Tidy Tree

A radial tidy tree visualization of advisor-student relationships in the Iowa Writers' Workshop poetry program.

MADE WITH

D3.JS AND OPUS 4.5

BASED ON THE TIDY TREE VISUALIZATION ON OBSERVABLE

Figure 1: Multi-generational advisor-student lineages in the Iowa Writers' Workshop poetry program. Click on an advisor (green label) to display associated students (orange labels). Data Source: The Program Era Project.

Over Before It Began

Dec. 1, 2025

I was creating infographics on poetry cultures using Tableau when I remembered why I don’t rely on it much for my research. It’s excellent for statistical visualizations, and you can use it to build some of the prettiest dashboards. When it comes to designing visualizations outside Tableau’s templates or dealing with hundreds or thousands of rows, however, it just feels wonky.

I enjoy working with the messiness of datasets, and I want my audience to share that experience. Since the field of analytics and visualization is still new to most of us, a visualization that lays out all the data points helps illustrate the process that led to the insights. In other words, visualizing a dataset isn’t just about showing your work—it’s also a fun way to teach others how to read these visualizations.

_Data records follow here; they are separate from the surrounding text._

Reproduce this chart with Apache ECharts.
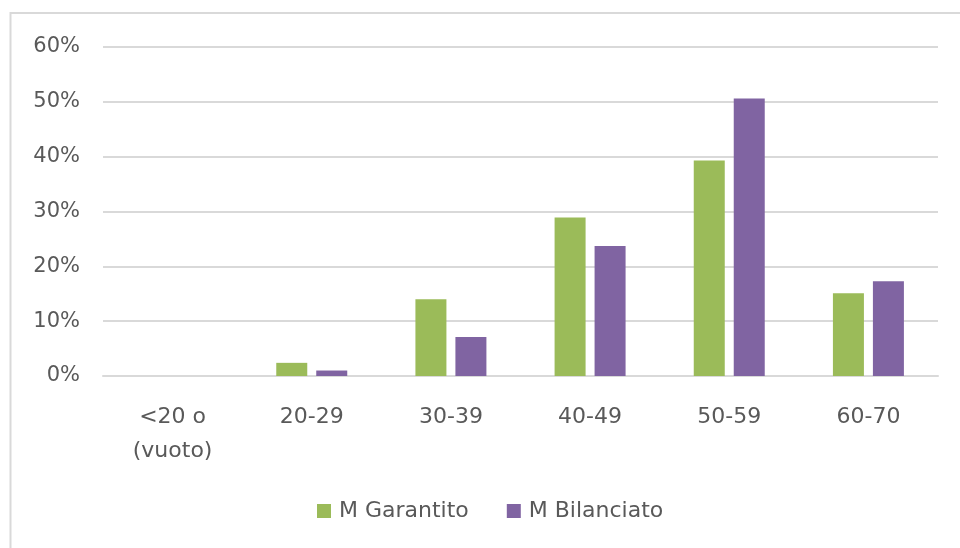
<!DOCTYPE html>
<html>
<head>
<meta charset="utf-8">
<script src="https://cdn.jsdelivr.net/npm/echarts@6/dist/echarts.min.js"></script>
<style>
  html, body { margin: 0; padding: 0; background: #fff; }
  #chart { width: 960px; height: 548px; }
</style>
</head>
<body>
<div id="chart"></div>
<script>
// Age bands on the category axis
const categories = ['<20 o\n(vuoto)', '20-29', '30-39', '40-49', '50-59', '60-70'];
// Share of members per age band, in percent
const garantito = [null, 2.4, 14.0, 28.9, 39.3, 15.1];
const bilanciato = [null, 1.0, 7.1, 23.7, 50.6, 17.3];
// Value axis ticks
const yTicks = [0, 10, 20, 30, 40, 50, 60];

const font = '"DejaVu Sans", "Noto Sans", sans-serif';
const chart = echarts.init(document.getElementById('chart'), null, { renderer: 'canvas' });

chart.setOption({
  animation: false,
  backgroundColor: '#ffffff',
  graphic: [{
    type: 'rect',
    shape: { x: 10.5, y: 13, width: 1000, height: 600 },
    style: { fill: 'none', stroke: '#d9d9d9', lineWidth: 2 },
    silent: true
  }],
  grid: { left: 103, right: 22, top: 47, bottom: 172, containLabel: false },
  legend: {
    top: 495,
    left: 312,
    itemWidth: 14,
    itemHeight: 14,
    itemGap: 38,
    icon: 'rect',
    textStyle: { color: '#595959', fontSize: 22, fontFamily: font, padding: [0, 0, 0, 3] },
    data: ['M Garantito', 'M Bilanciato']
  },
  xAxis: {
    type: 'category',
    data: categories,
    axisLine: { lineStyle: { color: '#d9d9d9', width: 2 } },
    axisTick: { show: false },
    axisLabel: {
      color: '#595959',
      fontSize: 22,
      fontFamily: font,
      margin: 24,
      lineHeight: 34
    }
  },
  yAxis: {
    type: 'value',
    min: yTicks[0],
    max: yTicks[yTicks.length - 1],
    interval: 10,
    axisLine: { show: false },
    axisTick: { show: false },
    splitLine: { lineStyle: { color: '#d9d9d9', width: 2 } },
    axisLabel: {
      color: '#595959',
      fontSize: 21,
      fontFamily: font,
      margin: 23,
      formatter: v => v + '%'
    }
  },
  series: [
    {
      name: 'M Garantito',
      type: 'bar',
      data: garantito,
      barWidth: 31,
      barGap: '29%',
      itemStyle: { color: '#9bbb59' }
    },
    {
      name: 'M Bilanciato',
      type: 'bar',
      data: bilanciato,
      barWidth: 31,
      itemStyle: { color: '#8064a2' }
    }
  ]
});
</script>
</body>
</html>
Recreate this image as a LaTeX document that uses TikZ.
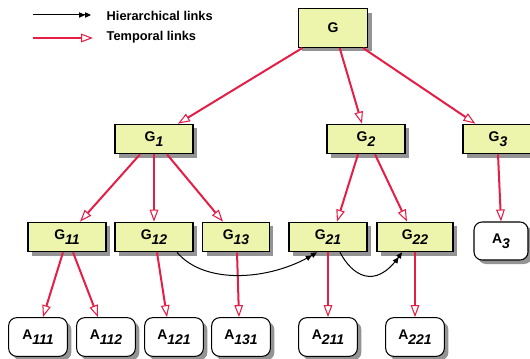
\documentclass[tikz,border=0pt]{standalone}
\usepackage{fontspec}
\setmainfont{Liberation Sans}
\usetikzlibrary{arrows.meta,shadows}

\definecolor{boxfill}{RGB}{237,245,172}
\definecolor{linkred}{RGB}{228,30,70}
\newcommand{\lowidx}[1]{\raisebox{-3.6pt}{\textit{#1}}}

\begin{document}
\begin{tikzpicture}[x=0.75pt,y=-0.75pt,
  font=\fontsize{10.5}{12}\selectfont\bfseries,
  g node/.style={rectangle, draw, line width=1pt, fill=boxfill, minimum width=58.5pt, minimum height=22pt, inner sep=1pt,
    drop shadow={shadow xshift=3pt, shadow yshift=-3pt, fill=black!42, opacity=1}},
  a node/.style={rectangle, rounded corners=6pt, draw, line width=0.8pt, fill=white, minimum width=44pt, minimum height=29pt, inner sep=1pt,
    drop shadow={shadow xshift=3pt, shadow yshift=-3pt, fill=black!42, opacity=1}},
  temporal/.style={draw=linkred, line width=1.5pt, -{Triangle[open, length=9pt, width=6.5pt, line width=0.8pt, fill=white]}},
  hierarchical/.style={draw=black, line width=0.75pt, -{Triangle[length=4.5pt, width=4pt] Triangle[length=4.5pt, width=4pt]}}]
\useasboundingbox (0,0) rectangle (530,359);

% legend
\coordinate (hl0) at (33,15);
\coordinate (hl1) at (91,15);
\coordinate (tl0) at (33,38);
\coordinate (tl1) at (93,38);
\node[anchor=west, font=\fontsize{9.6}{11}\selectfont\bfseries] (hltext) at (102,16) {Hierarchical links};
\node[anchor=west, font=\fontsize{9.6}{11}\selectfont\bfseries] (tltext) at (102,37) {Temporal links};
\draw[hierarchical] (hl0) -- (hl1);
\draw[temporal] (tl0) -- (tl1);

% root
\node[g node, minimum width=52pt, minimum height=29pt] (g) at (333,28) {G};

% level 1
\node[g node] (g1) at (154,139) {G\lowidx{1}};
\node[g node] (g2) at (366,139) {G\lowidx{2}};
\node[g node, minimum width=52.5pt] (g3) at (498,139) {G\lowidx{3}};

% level 2
\node[g node] (g11) at (67,237) {G\lowidx{11}};
\node[g node] (g12) at (154,237) {G\lowidx{12}};
\node[g node, minimum width=50pt] (g13) at (236,237) {G\lowidx{13}};
\node[g node] (g21) at (328,237) {G\lowidx{21}};
\node[g node, minimum width=57pt] (g22) at (415,237) {G\lowidx{22}};
\node[a node, minimum width=40.5pt, minimum height=28.5pt] (a3) at (501,241) {A\lowidx{3}};

% leaves
\node[a node] (a111) at (38,337) {A\lowidx{111}};
\node[a node] (a112) at (106,337) {A\lowidx{112}};
\node[a node] (a121) at (174,337) {A\lowidx{121}};
\node[a node] (a131) at (241,337) {A\lowidx{131}};
\node[a node] (a211) at (328,337) {A\lowidx{211}};
\node[a node] (a221) at (415,337) {A\lowidx{221}};

\path
% root -> level 1
([xshift=-23pt]g.south) edge[temporal] ([xshift=18pt]g1.north)
([xshift=5pt]g.south) edge[temporal] ([xshift=-3pt]g2.north)
([xshift=22.5pt]g.south) edge[temporal] ([xshift=-17pt]g3.north)

% level 1 -> level 2
([xshift=-10.5pt]g1.south) edge[temporal] ([xshift=9.75pt]g11.north)
(g1.south) edge[temporal] (g12.north)
([xshift=9.75pt]g1.south) edge[temporal] ([xshift=-9.75pt]g13.north)
([xshift=-6pt]g2.south) edge[temporal] ([xshift=6.75pt]g21.north)
([xshift=6.75pt]g2.south) edge[temporal] ([xshift=-6pt]g22.north)
(g3.south) edge[temporal] (a3.north)

% level 2 -> leaves
([xshift=-3pt]g11.south) edge[temporal] ([xshift=3.75pt]a111.north)
([xshift=4.5pt]g11.south) edge[temporal] ([xshift=-6pt]a112.north)
([xshift=2.25pt]g12.south) edge[temporal] ([xshift=-5.25pt]a121.north)
([xshift=0.75pt]g13.south) edge[temporal] ([xshift=-1.5pt]a131.north)
(g21.south) edge[temporal] (a211.north)
(g22.south) edge[temporal] (a221.north)
;

% hierarchical links
\draw[hierarchical] ([xshift=17.25pt]g12.south) .. controls +(28,33) and +(-47,28) .. ([xshift=-8.25pt]g21.south);
\draw[hierarchical] ([xshift=9pt]g21.south) .. controls +(12,23) and +(-27,38) .. ([xshift=-9.75pt]g22.south);

\end{tikzpicture}
\end{document}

As I was working on the Program Era dataset, housed in the wonderful Post45 Data Collective, I couldn’t get the layout I wanted using Tableau’s extensions, and Tableau couldn’t display all the rows either. After a couple of hours of hair-pulling, I gave up on Tableau and went back to making custom visualizations using good old D3.

Thanks to Claude’s Opus 4.5, creating the tree diagram above was effortless. It not only generated the python script to restructure the dataset into a nested JSON—the format needed for tree diagrams—but also produced impeccable D3 code. After six hours of vibe coding and burning through my bonus credits on Kilo Code, I finally had the diagram I wanted. The next day, I used Sonnet 4.5 to refine the D3 interactions and finalized the visualization shown above. My time with Opus 4.5 was short-lived, but I was quite impressed with its coding capabilities.